In [None]:
# Q1. What is a contingency matrix, and how is it used to evaluate the performance of a classification model?
# Answer:
# A **contingency matrix** (also known as a confusion matrix) is a table used to summarize the performance of a classification model.
# It compares the predicted labels to the true labels of the dataset. A typical contingency matrix for binary classification consists of four key values:
# - True Positives (TP): The number of correct positive predictions.
# - True Negatives (TN): The number of correct negative predictions.
# - False Positives (FP): The number of incorrect positive predictions.
# - False Negatives (FN): The number of incorrect negative predictions.
# It is used to compute various metrics such as accuracy, precision, recall, and F1-score, which help in evaluating model performance.

# Example of a confusion matrix:
from sklearn.metrics import confusion_matrix

# True labels and predicted labels
y_true = [1, 0, 1, 1, 0, 0, 1, 0, 1, 0]
y_pred = [1, 0, 1, 0, 0, 0, 1, 1, 1, 0]

# Calculate confusion matrix
conf_matrix = confusion_matrix(y_true, y_pred)
print(conf_matrix)

# Output: Confusion matrix array:
# [[3 1]   # 3 True Negatives, 1 False Positive
#  [1 5]]  # 1 False Negative, 5 True Positives

# Q2. How is a pair confusion matrix different from a regular confusion matrix, and why might it be useful in certain situations?
# Answer:
# A **pair confusion matrix** is used in multi-class classification problems to track the number of pairs of instances from different classes that are misclassified.
# It measures the similarity and dissimilarity between class pairs. It is useful when the goal is to evaluate how well the model distinguishes between specific class pairs.
# In contrast, a regular confusion matrix summarizes the counts of correct and incorrect classifications for each class separately.

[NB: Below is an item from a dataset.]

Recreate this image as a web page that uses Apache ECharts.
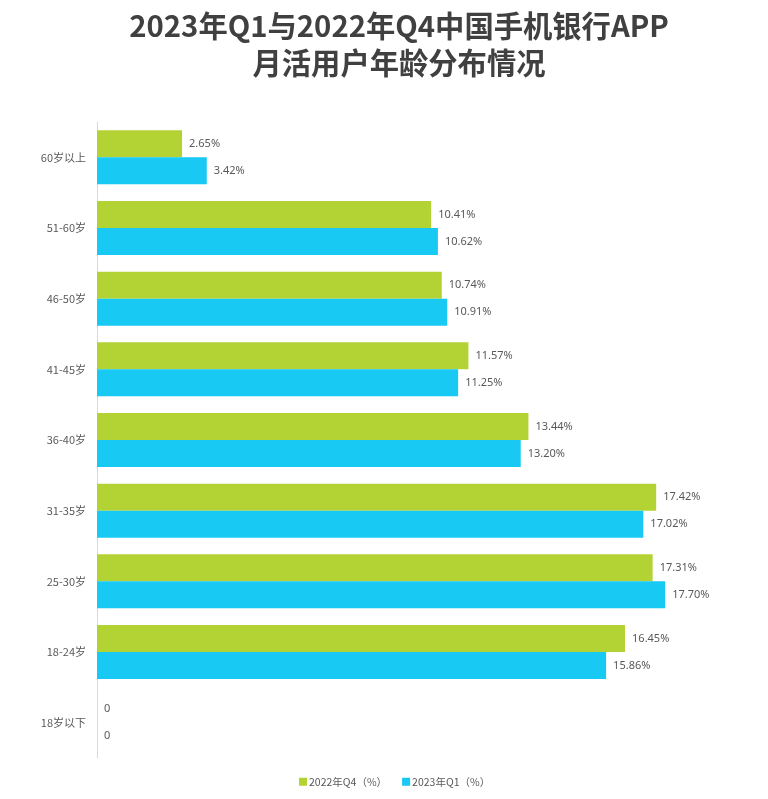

# Q3. What is an extrinsic measure in the context of natural language processing, and how is it typically used to evaluate the performance of language models?
# Answer:
# An **extrinsic measure** in natural language processing (NLP) is used to evaluate the performance of a language model based on its impact or effectiveness in solving a specific task.
# It is typically task-oriented, such as measuring the model's performance on downstream tasks like text classification, machine translation, or information retrieval.
# Examples of extrinsic measures include accuracy, BLEU score, and F1 score for NLP tasks.

# Q4. What is an intrinsic measure in the context of machine learning, and how does it differ from an extrinsic measure?
# Answer:
# An **intrinsic measure** evaluates the quality of a model without external tasks. It is typically used to assess how well the model fits the training data or the inherent quality of the model itself.
# Examples include perplexity and log-likelihood in language modeling or clustering metrics like silhouette score for unsupervised learning.
# **Extrinsic measures**, in contrast, evaluate the model based on its performance on real-world tasks or applications.

# Q5. What is the purpose of a confusion matrix in machine learning, and how can it be used to identify strengths and weaknesses of a model?
# Answer:
# The **confusion matrix** helps evaluate the classification model by displaying the counts of true and false positives/negatives. It provides detailed insights into:
# - The **accuracy** of the model.
# - The **precision** and **recall** for each class.
# - Identifying **misclassified samples**, enabling understanding of where the model is making errors.
# The confusion matrix can highlight whether the model struggles with specific classes or if there is class imbalance.

# Q6. What are some common intrinsic measures used to evaluate the performance of unsupervised learning algorithms, and how can they be interpreted?
# Answer:
# Common **intrinsic measures** for evaluating unsupervised learning algorithms (such as clustering) include:
# - **Silhouette score**: Measures how similar an object is to its own cluster compared to other clusters. Ranges from -1 (incorrect clustering) to 1 (well-clustered).
# - **Davies-Bouldin Index**: Measures the compactness and separation of clusters. Lower values indicate better clustering.
# - **Calinski-Harabasz Index**: Measures the ratio of the sum of between-cluster dispersion to within-cluster dispersion. Higher values indicate better clustering.
# These metrics help assess the quality of clustering without the need for ground truth labels.

# Q7. What are some limitations of using accuracy as a sole evaluation metric for classification tasks, and how can these limitations be addressed?
# Answer:
# **Limitations of Accuracy**:
# - **Class imbalance**: Accuracy can be misleading in cases where the dataset has a class imbalance (e.g., 95% negatives and 5% positives).
# - **Does not account for misclassifications**: A model could have a high accuracy but still perform poorly on certain classes (e.g., predicting only the majority class).
# - **Ignoring false positives/negatives**: Accuracy doesn't provide information about the types of errors made by the model.

# **Solutions**:
# - Use additional metrics such as **precision**, **recall**, **F1-score**, or **AUC-ROC** to get a more comprehensive evaluation.
# - In cases of class imbalance, consider using **balanced accuracy** or **confusion matrix** analysis to better understand model performance.